Na vida é assim. Qualquer pessoa, qualquer família, qualquer povo, se quer a grandeza cristã, precisa entender e amar o sofrimento, fazê-lo companheiro de jornada. O Brasil, atormentado por tantas crises, delas sairá maior e melhor, se as compreender fundo e as enfrentar com coragem sobrenatural.

Assim, o sofrimento se manifesta na resignação diante da dor, na sujeição ao esforço, no trabalho com método; enfim, na ascética obediência ao dever. E, por tudo isso, na derrota e no sofrimento, cabe tantas vezes o brado da vitória.

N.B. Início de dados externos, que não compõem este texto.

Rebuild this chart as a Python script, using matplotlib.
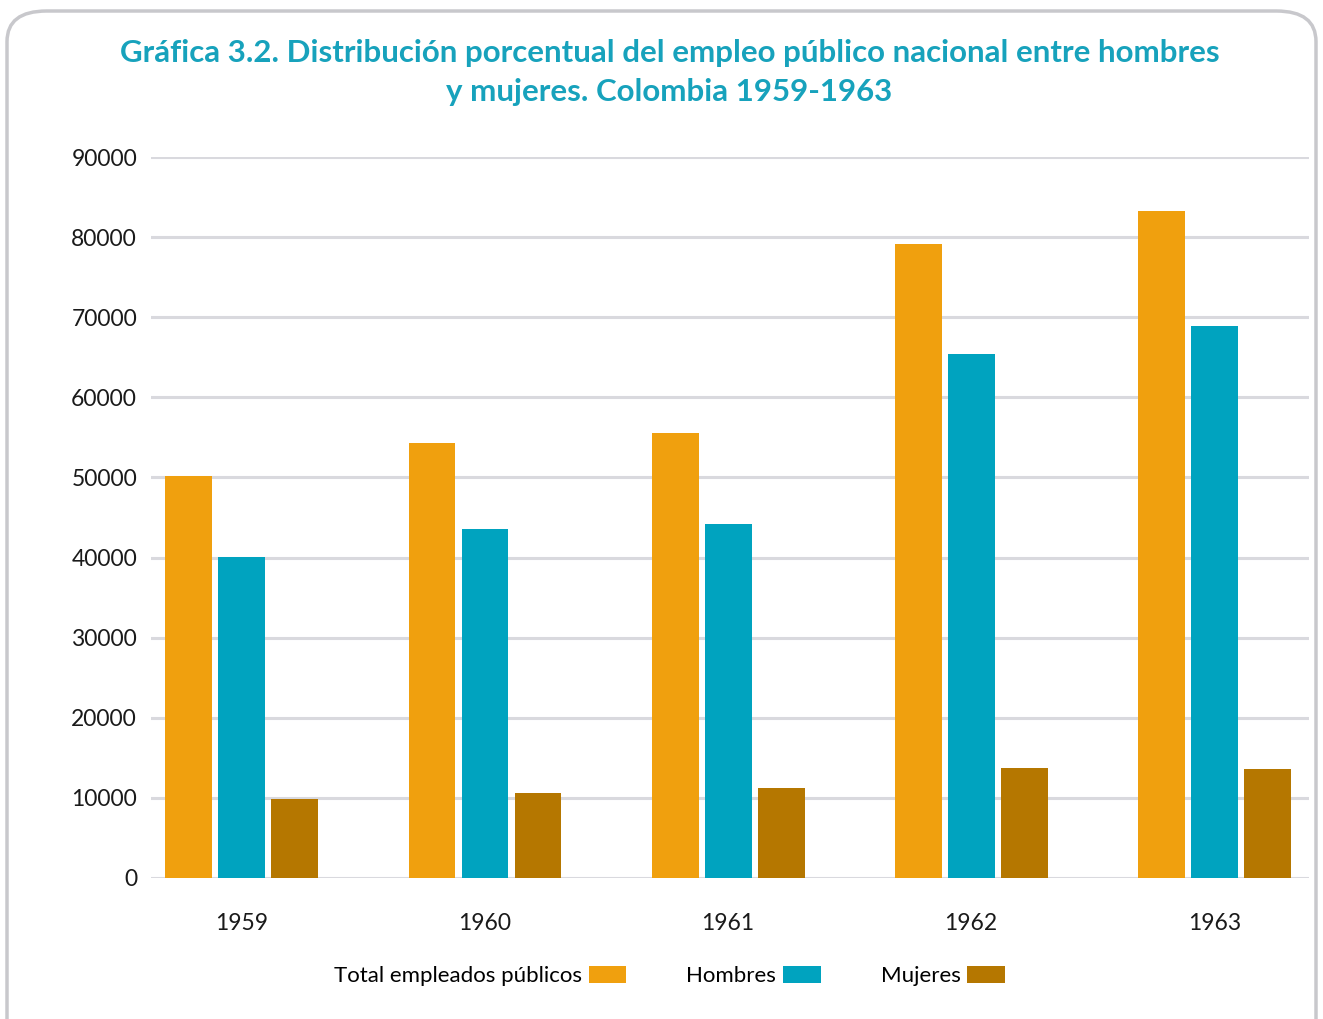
import matplotlib.pyplot as plt
from matplotlib.patches import FancyBboxPatch, Patch
import numpy as np

years = ['1959', '1960', '1961', '1962', '1963']
total = [50200, 54300, 55600, 79200, 83300]
hombres = [40100, 43600, 44200, 65400, 68900]
mujeres = [9800, 10600, 11200, 13700, 13600]

series_names = ['Total empleados públicos', 'Hombres', 'Mujeres']
colors = ['#F0A00E', '#00A3BF', '#B57700']

plt.rcParams['font.family'] = ['Lato', 'DejaVu Sans']

fig = plt.figure(figsize=(13.23, 10.19), dpi=100)

# rounded frame around the whole figure
frame = FancyBboxPatch((7 / 1323, -0.05), (1316 - 7) / 1323, 1 - 11 / 1019 + 0.05,
                       boxstyle='round,pad=0,rounding_size=0.03',
                       transform=fig.transFigure, facecolor='none',
                       edgecolor='#c8c8cc', linewidth=2.5, zorder=-1)
fig.patches.append(frame)

ax = fig.add_axes([151 / 1323, 1 - 878 / 1019, (1309 - 151) / 1323, (878 - 157) / 1019])
ax.set_facecolor('none')

x = np.arange(len(years))
w = 0.193
off = 0.218
for i, (vals, c) in enumerate(zip([total, hombres, mujeres], colors)):
    ax.bar(x + (i - 1) * off, vals, width=w, color=c, zorder=3)

ax.set_ylim(0, 90000)
ax.set_xlim(-0.374, 4.39)
ax.set_yticks(range(0, 90001, 10000))
ax.yaxis.grid(True, color='#d9d9de', linewidth=2.2, zorder=0)
ax.set_xticks(x)
ax.set_xticklabels(years)
ax.tick_params(axis='both', length=0, labelsize=16.5, colors='#1a1a1a')
ax.tick_params(axis='y', pad=10)
ax.tick_params(axis='x', pad=25)
for s in ax.spines.values():
    s.set_visible(False)

fig.text(0.506, 0.929, 'Gráfica 3.2. Distribución porcentual del empleo público nacional entre hombres\n'
         'y mujeres. Colombia 1959-1963', ha='center', va='center', fontsize=22.5,
         fontweight='bold', color='#17A2BC', linespacing=1.48)

handles = [Patch(facecolor=c) for c in colors]
fig.legend(handles, series_names, loc='center', bbox_to_anchor=(0.506, 0.042), ncol=3,
           frameon=False, markerfirst=False, fontsize=16, handlelength=1.7,
           handleheight=0.75, columnspacing=2.7, handletextpad=0.3)

fig.savefig('out.png', dpi=100)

É o que na Paixão a Igreja nos ensina. Imerso nesses pensamentos, escutei as outras estrofes. Inicialmente, o caminhar resoluto rumo ao local do suplício: “Nós vamos à cidade e lá eu irei sofrer. Serei crucificado mas hei de reviver”.

Logo depois me irmanei aos católicos que, no meio de generalizada indiferença e incompreensão, hoje mundo afora sofrem perseguição e martírio, aos milhares, quem sabe centenas de milhares: “Vocês não são do mundo, do mundo os escolhi. Se o mundo os odeia, primeiro odiou a mim. Vocês vão ter no mundo, tristezas e aflição. Mas eu venci o mundo, coragem e vencerão”.

Finalmente, voltava a importância do sofrimento para a germinação do bem: “Se o grão que cai na terra, não morre, fica só. Se morre, germina e cresce, seu fruto será maior.”


No silêncio e na escuridão, a semente se transforma em árvore e dá frutos. Rezemos uns pelos outros, para que o que de nós ainda é semente, frutifique bem e logo.